In chronic heart failure, elevated plasma norepinephrine (NE) levels and a disparity between the neuronal release and the effective reuptake of NE lead to an increased concentration of NE in the presynaptic cleft, causing a downregulation of the myocardial beta-adrenoceptors. The clinical and prognostic effectiveness of beta-blocker therapy has been shown in patients with chronic heart failure in several large trials. The purpose of this study was to investigate the effect of long-term beta-blocker therapy on the cardiac adrenergic nervous system as assessed by the myocardial uptake of 123I-metaiodobenzylguanidine (MIBG), an analog of NE, in idiopathic dilated cardiomyopathy (IDC).
Methods: In 10 patients with IDC and stable chronic heart failure the myocardial MIBG uptake was measured at baseline and at 1 y (median, 11.5 mo) after treatment with beta-blockers (metoprolol, n = 5; bisoprolol, n = 1; and carvedilol, n = 4) in addition to standard medication. In parallel with the changes in MIBG uptake, the New York Heart Association functional class, the left ventricular ejection fraction (LVEF), and the left ventricular end-diastolic diameter (LVEDD) were documented before and after 1 y of therapy with beta-blockers.

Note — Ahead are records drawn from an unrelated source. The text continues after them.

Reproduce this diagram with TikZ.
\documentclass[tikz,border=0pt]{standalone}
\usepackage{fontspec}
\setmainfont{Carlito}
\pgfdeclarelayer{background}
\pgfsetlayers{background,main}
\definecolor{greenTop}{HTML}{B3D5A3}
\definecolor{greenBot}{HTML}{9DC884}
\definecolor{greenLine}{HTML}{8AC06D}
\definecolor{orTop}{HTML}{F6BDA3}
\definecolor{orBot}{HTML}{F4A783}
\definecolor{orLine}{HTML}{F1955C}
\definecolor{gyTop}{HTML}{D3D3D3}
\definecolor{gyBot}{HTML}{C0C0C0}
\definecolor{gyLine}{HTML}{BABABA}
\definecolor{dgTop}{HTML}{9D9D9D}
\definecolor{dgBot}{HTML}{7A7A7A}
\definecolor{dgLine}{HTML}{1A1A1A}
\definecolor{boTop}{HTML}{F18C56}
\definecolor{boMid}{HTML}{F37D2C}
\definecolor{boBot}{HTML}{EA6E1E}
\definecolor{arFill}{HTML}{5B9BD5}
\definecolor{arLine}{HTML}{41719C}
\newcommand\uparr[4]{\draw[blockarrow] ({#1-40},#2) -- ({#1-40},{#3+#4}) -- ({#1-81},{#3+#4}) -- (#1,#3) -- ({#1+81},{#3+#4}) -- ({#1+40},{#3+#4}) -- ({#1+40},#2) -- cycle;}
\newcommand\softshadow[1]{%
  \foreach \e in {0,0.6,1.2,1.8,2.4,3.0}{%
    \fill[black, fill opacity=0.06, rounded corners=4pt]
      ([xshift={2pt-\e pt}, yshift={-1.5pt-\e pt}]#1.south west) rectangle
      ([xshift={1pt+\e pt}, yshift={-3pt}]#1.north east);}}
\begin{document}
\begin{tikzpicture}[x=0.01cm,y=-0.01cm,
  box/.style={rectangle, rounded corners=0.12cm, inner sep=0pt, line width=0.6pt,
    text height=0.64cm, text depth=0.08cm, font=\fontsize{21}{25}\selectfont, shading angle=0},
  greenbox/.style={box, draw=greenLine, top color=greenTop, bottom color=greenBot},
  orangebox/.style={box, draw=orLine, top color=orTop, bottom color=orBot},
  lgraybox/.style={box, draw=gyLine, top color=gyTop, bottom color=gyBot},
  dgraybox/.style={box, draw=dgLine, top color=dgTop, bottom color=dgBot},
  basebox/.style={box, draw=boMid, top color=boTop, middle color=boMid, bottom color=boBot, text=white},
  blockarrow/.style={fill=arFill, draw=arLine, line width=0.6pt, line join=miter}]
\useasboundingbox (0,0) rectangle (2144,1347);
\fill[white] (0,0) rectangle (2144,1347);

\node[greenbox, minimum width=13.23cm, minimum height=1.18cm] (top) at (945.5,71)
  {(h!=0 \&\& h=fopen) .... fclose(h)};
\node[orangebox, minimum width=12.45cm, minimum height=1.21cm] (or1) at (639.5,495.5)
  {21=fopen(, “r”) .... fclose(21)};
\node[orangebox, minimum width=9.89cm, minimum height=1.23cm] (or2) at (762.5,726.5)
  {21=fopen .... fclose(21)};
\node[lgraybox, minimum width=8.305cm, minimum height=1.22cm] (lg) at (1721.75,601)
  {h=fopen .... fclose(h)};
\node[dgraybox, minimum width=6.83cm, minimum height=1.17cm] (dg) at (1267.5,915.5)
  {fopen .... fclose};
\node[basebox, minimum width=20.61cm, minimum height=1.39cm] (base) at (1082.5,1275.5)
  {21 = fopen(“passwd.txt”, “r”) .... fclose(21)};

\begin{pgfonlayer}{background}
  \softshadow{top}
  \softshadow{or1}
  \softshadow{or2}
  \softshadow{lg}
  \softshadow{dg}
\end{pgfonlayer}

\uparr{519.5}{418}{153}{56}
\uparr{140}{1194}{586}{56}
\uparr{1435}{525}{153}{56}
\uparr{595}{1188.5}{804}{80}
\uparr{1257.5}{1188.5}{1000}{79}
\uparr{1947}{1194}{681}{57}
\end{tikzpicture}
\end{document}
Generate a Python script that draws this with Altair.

Results: During the 1-y follow-up, a significant increase in myocardial 123I-MIBG uptake (P = 0.005) in parallel with an improved LVEF (P = 0.005) and a reduced LVEDD (P = 0.019) was found. A trend toward an improvement of the New York Heart Association functional class under the beta-blocker therapy (P = 0.139) was also found.
Conclusion: Assessment of the myocardial 123I-MIBG uptake is a useful noninvasive tool for evaluating changes in cardiac sympathetic nerve activity under medical therapy. Long-term treatment with beta-blockers in IDC causes a recovery of the cardiac adrenergic nervous system concomitantly with a clinical and hemodynamic improvement.